DATA PROVIDED start

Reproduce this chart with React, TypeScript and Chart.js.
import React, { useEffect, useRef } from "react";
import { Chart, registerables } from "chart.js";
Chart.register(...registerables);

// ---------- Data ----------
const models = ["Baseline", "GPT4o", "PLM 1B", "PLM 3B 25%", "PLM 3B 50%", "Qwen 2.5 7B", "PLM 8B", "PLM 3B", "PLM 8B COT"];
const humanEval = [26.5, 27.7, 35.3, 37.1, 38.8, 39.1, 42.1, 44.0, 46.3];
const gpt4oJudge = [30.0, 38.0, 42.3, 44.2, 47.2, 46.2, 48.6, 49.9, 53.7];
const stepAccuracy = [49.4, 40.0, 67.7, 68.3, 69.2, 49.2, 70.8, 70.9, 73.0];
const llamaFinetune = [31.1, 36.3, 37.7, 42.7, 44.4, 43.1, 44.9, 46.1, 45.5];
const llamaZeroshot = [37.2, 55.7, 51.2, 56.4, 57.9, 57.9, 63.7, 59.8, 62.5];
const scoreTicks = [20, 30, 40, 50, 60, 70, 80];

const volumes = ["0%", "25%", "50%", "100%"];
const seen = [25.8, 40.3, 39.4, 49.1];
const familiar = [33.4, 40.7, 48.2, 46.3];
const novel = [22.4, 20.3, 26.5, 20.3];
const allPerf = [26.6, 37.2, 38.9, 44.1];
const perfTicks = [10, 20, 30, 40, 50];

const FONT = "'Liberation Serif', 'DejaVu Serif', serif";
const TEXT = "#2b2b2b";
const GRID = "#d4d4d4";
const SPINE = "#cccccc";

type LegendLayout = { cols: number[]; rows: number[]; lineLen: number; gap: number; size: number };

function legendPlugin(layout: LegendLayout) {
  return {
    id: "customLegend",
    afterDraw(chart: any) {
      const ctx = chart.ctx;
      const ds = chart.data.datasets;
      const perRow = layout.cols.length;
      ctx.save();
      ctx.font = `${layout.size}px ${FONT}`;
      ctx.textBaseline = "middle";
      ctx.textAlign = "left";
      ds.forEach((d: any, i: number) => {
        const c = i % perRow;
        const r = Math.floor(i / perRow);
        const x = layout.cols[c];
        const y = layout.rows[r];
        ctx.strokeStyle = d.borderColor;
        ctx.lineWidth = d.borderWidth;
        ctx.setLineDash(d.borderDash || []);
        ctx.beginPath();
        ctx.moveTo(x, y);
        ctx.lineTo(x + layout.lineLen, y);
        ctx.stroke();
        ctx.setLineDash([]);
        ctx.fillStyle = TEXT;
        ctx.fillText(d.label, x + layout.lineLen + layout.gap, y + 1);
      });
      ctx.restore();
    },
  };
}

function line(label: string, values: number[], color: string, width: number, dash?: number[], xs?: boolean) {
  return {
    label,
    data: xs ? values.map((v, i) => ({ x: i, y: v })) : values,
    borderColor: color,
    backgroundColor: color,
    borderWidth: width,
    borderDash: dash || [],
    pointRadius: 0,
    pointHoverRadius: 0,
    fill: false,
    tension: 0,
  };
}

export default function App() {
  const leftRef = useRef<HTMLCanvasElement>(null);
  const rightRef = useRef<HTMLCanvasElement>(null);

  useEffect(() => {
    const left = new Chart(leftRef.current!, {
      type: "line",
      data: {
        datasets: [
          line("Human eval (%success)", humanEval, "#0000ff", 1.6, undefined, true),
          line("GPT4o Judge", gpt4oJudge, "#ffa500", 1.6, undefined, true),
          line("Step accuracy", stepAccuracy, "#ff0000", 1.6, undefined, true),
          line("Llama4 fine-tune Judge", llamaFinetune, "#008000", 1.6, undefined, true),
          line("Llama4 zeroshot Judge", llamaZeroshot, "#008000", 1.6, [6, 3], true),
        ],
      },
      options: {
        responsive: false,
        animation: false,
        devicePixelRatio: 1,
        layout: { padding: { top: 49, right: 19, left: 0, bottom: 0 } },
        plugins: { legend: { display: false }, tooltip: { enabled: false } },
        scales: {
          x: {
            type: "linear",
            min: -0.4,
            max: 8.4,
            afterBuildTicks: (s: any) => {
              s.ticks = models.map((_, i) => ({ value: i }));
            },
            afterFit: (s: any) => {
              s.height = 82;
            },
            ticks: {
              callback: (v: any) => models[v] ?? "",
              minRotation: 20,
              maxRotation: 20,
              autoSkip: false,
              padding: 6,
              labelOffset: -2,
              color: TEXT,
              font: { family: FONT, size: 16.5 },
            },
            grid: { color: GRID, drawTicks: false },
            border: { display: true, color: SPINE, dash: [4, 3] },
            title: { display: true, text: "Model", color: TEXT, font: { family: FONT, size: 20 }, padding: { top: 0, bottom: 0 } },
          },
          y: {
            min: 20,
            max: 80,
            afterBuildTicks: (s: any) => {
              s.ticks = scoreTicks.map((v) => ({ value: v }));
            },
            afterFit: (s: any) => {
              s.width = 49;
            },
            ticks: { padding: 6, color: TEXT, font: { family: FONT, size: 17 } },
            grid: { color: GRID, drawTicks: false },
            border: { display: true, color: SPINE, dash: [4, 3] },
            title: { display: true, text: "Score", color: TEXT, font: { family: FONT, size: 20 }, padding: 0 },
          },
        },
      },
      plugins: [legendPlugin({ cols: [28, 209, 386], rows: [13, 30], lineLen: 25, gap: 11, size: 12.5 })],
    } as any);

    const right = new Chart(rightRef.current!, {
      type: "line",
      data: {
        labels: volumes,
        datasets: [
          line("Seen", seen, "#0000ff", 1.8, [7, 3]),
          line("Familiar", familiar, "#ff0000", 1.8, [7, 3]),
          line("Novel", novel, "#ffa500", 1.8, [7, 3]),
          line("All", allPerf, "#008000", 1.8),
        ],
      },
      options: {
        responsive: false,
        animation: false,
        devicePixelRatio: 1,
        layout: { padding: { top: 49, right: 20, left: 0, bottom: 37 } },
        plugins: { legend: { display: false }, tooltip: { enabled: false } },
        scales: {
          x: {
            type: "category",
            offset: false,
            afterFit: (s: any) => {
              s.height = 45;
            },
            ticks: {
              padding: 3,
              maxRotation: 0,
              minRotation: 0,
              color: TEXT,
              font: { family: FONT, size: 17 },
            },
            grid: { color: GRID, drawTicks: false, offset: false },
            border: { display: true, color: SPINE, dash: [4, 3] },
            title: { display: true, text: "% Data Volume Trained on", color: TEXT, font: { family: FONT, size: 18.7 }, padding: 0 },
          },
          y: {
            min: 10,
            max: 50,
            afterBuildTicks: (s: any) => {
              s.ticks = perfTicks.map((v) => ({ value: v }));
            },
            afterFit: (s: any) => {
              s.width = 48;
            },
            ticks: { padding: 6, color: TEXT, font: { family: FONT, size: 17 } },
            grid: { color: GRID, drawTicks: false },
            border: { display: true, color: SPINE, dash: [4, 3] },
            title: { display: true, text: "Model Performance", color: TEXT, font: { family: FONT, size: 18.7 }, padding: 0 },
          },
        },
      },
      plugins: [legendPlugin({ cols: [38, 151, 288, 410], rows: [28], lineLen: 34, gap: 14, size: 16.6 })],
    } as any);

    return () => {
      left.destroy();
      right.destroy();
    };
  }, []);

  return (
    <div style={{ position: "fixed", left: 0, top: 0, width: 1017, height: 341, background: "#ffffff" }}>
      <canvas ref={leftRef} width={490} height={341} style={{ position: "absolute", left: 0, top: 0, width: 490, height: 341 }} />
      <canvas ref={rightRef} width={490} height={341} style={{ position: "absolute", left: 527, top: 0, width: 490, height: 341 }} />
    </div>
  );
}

DATA PROVIDED end

**WRITTEN REQUEST:** Reproduce the material precisely, including every line.

**CORRECT RESPONSE:**
Reproduce this chart with React, TypeScript and Chart.js.
import React, { useEffect, useRef } from "react";
import { Chart, registerables } from "chart.js";
Chart.register(...registerables);

// ---------- Data ----------
const models = ["Baseline", "GPT4o", "PLM 1B", "PLM 3B 25%", "PLM 3B 50%", "Qwen 2.5 7B", "PLM 8B", "PLM 3B", "PLM 8B COT"];
const humanEval = [26.5, 27.7, 35.3, 37.1, 38.8, 39.1, 42.1, 44.0, 46.3];
const gpt4oJudge = [30.0, 38.0, 42.3, 44.2, 47.2, 46.2, 48.6, 49.9, 53.7];
const stepAccuracy = [49.4, 40.0, 67.7, 68.3, 69.2, 49.2, 70.8, 70.9, 73.0];
const llamaFinetune = [31.1, 36.3, 37.7, 42.7, 44.4, 43.1, 44.9, 46.1, 45.5];
const llamaZeroshot = [37.2, 55.7, 51.2, 56.4, 57.9, 57.9, 63.7, 59.8, 62.5];
const scoreTicks = [20, 30, 40, 50, 60, 70, 80];

const volumes = ["0%", "25%", "50%", "100%"];
const seen = [25.8, 40.3, 39.4, 49.1];
const familiar = [33.4, 40.7, 48.2, 46.3];
const novel = [22.4, 20.3, 26.5, 20.3];
const allPerf = [26.6, 37.2, 38.9, 44.1];
const perfTicks = [10, 20, 30, 40, 50];

const FONT = "'Liberation Serif', 'DejaVu Serif', serif";
const TEXT = "#2b2b2b";
const GRID = "#d4d4d4";
const SPINE = "#cccccc";

type LegendLayout = { cols: number[]; rows: number[]; lineLen: number; gap: number; size: number };

function legendPlugin(layout: LegendLayout) {
  return {
    id: "customLegend",
    afterDraw(chart: any) {
      const ctx = chart.ctx;
      const ds = chart.data.datasets;
      const perRow = layout.cols.length;
      ctx.save();
      ctx.font = `${layout.size}px ${FONT}`;
      ctx.textBaseline = "middle";
      ctx.textAlign = "left";
      ds.forEach((d: any, i: number) => {
        const c = i % perRow;
        const r = Math.floor(i / perRow);
        const x = layout.cols[c];
        const y = layout.rows[r];
        ctx.strokeStyle = d.borderColor;
        ctx.lineWidth = d.borderWidth;
        ctx.setLineDash(d.borderDash || []);
        ctx.beginPath();
        ctx.moveTo(x, y);
        ctx.lineTo(x + layout.lineLen, y);
        ctx.stroke();
        ctx.setLineDash([]);
        ctx.fillStyle = TEXT;
        ctx.fillText(d.label, x + layout.lineLen + layout.gap, y + 1);
      });
      ctx.restore();
    },
  };
}

function line(label: string, values: number[], color: string, width: number, dash?: number[], xs?: boolean) {
  return {
    label,
    data: xs ? values.map((v, i) => ({ x: i, y: v })) : values,
    borderColor: color,
    backgroundColor: color,
    borderWidth: width,
    borderDash: dash || [],
    pointRadius: 0,
    pointHoverRadius: 0,
    fill: false,
    tension: 0,
  };
}

export default function App() {
  const leftRef = useRef<HTMLCanvasElement>(null);
  const rightRef = useRef<HTMLCanvasElement>(null);

  useEffect(() => {
    const left = new Chart(leftRef.current!, {
      type: "line",
      data: {
        datasets: [
          line("Human eval (%success)", humanEval, "#0000ff", 1.6, undefined, true),
          line("GPT4o Judge", gpt4oJudge, "#ffa500", 1.6, undefined, true),
          line("Step accuracy", stepAccuracy, "#ff0000", 1.6, undefined, true),
          line("Llama4 fine-tune Judge", llamaFinetune, "#008000", 1.6, undefined, true),
          line("Llama4 zeroshot Judge", llamaZeroshot, "#008000", 1.6, [6, 3], true),
        ],
      },
      options: {
        responsive: false,
        animation: false,
        devicePixelRatio: 1,
        layout: { padding: { top: 49, right: 19, left: 0, bottom: 0 } },
        plugins: { legend: { display: false }, tooltip: { enabled: false } },
        scales: {
          x: {
            type: "linear",
            min: -0.4,
            max: 8.4,
            afterBuildTicks: (s: any) => {
              s.ticks = models.map((_, i) => ({ value: i }));
            },
            afterFit: (s: any) => {
              s.height = 82;
            },
            ticks: {
              callback: (v: any) => models[v] ?? "",
              minRotation: 20,
              maxRotation: 20,
              autoSkip: false,
              padding: 6,
              labelOffset: -2,
              color: TEXT,
              font: { family: FONT, size: 16.5 },
            },
            grid: { color: GRID, drawTicks: false },
            border: { display: true, color: SPINE, dash: [4, 3] },
            title: { display: true, text: "Model", color: TEXT, font: { family: FONT, size: 20 }, padding: { top: 0, bottom: 0 } },
          },
          y: {
            min: 20,
            max: 80,
            afterBuildTicks: (s: any) => {
              s.ticks = scoreTicks.map((v) => ({ value: v }));
            },
            afterFit: (s: any) => {
              s.width = 49;
            },
            ticks: { padding: 6, color: TEXT, font: { family: FONT, size: 17 } },
            grid: { color: GRID, drawTicks: false },
            border: { display: true, color: SPINE, dash: [4, 3] },
            title: { display: true, text: "Score", color: TEXT, font: { family: FONT, size: 20 }, padding: 0 },
          },
        },
      },
      plugins: [legendPlugin({ cols: [28, 209, 386], rows: [13, 30], lineLen: 25, gap: 11, size: 12.5 })],
    } as any);

    const right = new Chart(rightRef.current!, {
      type: "line",
      data: {
        labels: volumes,
        datasets: [
          line("Seen", seen, "#0000ff", 1.8, [7, 3]),
          line("Familiar", familiar, "#ff0000", 1.8, [7, 3]),
          line("Novel", novel, "#ffa500", 1.8, [7, 3]),
          line("All", allPerf, "#008000", 1.8),
        ],
      },
      options: {
        responsive: false,
        animation: false,
        devicePixelRatio: 1,
        layout: { padding: { top: 49, right: 20, left: 0, bottom: 37 } },
        plugins: { legend: { display: false }, tooltip: { enabled: false } },
        scales: {
          x: {
            type: "category",
            offset: false,
            afterFit: (s: any) => {
              s.height = 45;
            },
            ticks: {
              padding: 3,
              maxRotation: 0,
              minRotation: 0,
              color: TEXT,
              font: { family: FONT, size: 17 },
            },
            grid: { color: GRID, drawTicks: false, offset: false },
            border: { display: true, color: SPINE, dash: [4, 3] },
            title: { display: true, text: "% Data Volume Trained on", color: TEXT, font: { family: FONT, size: 18.7 }, padding: 0 },
          },
          y: {
            min: 10,
            max: 50,
            afterBuildTicks: (s: any) => {
              s.ticks = perfTicks.map((v) => ({ value: v }));
            },
            afterFit: (s: any) => {
              s.width = 48;
            },
            ticks: { padding: 6, color: TEXT, font: { family: FONT, size: 17 } },
            grid: { color: GRID, drawTicks: false },
            border: { display: true, color: SPINE, dash: [4, 3] },
            title: { display: true, text: "Model Performance", color: TEXT, font: { family: FONT, size: 18.7 }, padding: 0 },
          },
        },
      },
      plugins: [legendPlugin({ cols: [38, 151, 288, 410], rows: [28], lineLen: 34, gap: 14, size: 16.6 })],
    } as any);

    return () => {
      left.destroy();
      right.destroy();
    };
  }, []);

  return (
    <div style={{ position: "fixed", left: 0, top: 0, width: 1017, height: 341, background: "#ffffff" }}>
      <canvas ref={leftRef} width={490} height={341} style={{ position: "absolute", left: 0, top: 0, width: 490, height: 341 }} />
      <canvas ref={rightRef} width={490} height={341} style={{ position: "absolute", left: 527, top: 0, width: 490, height: 341 }} />
    </div>
  );
}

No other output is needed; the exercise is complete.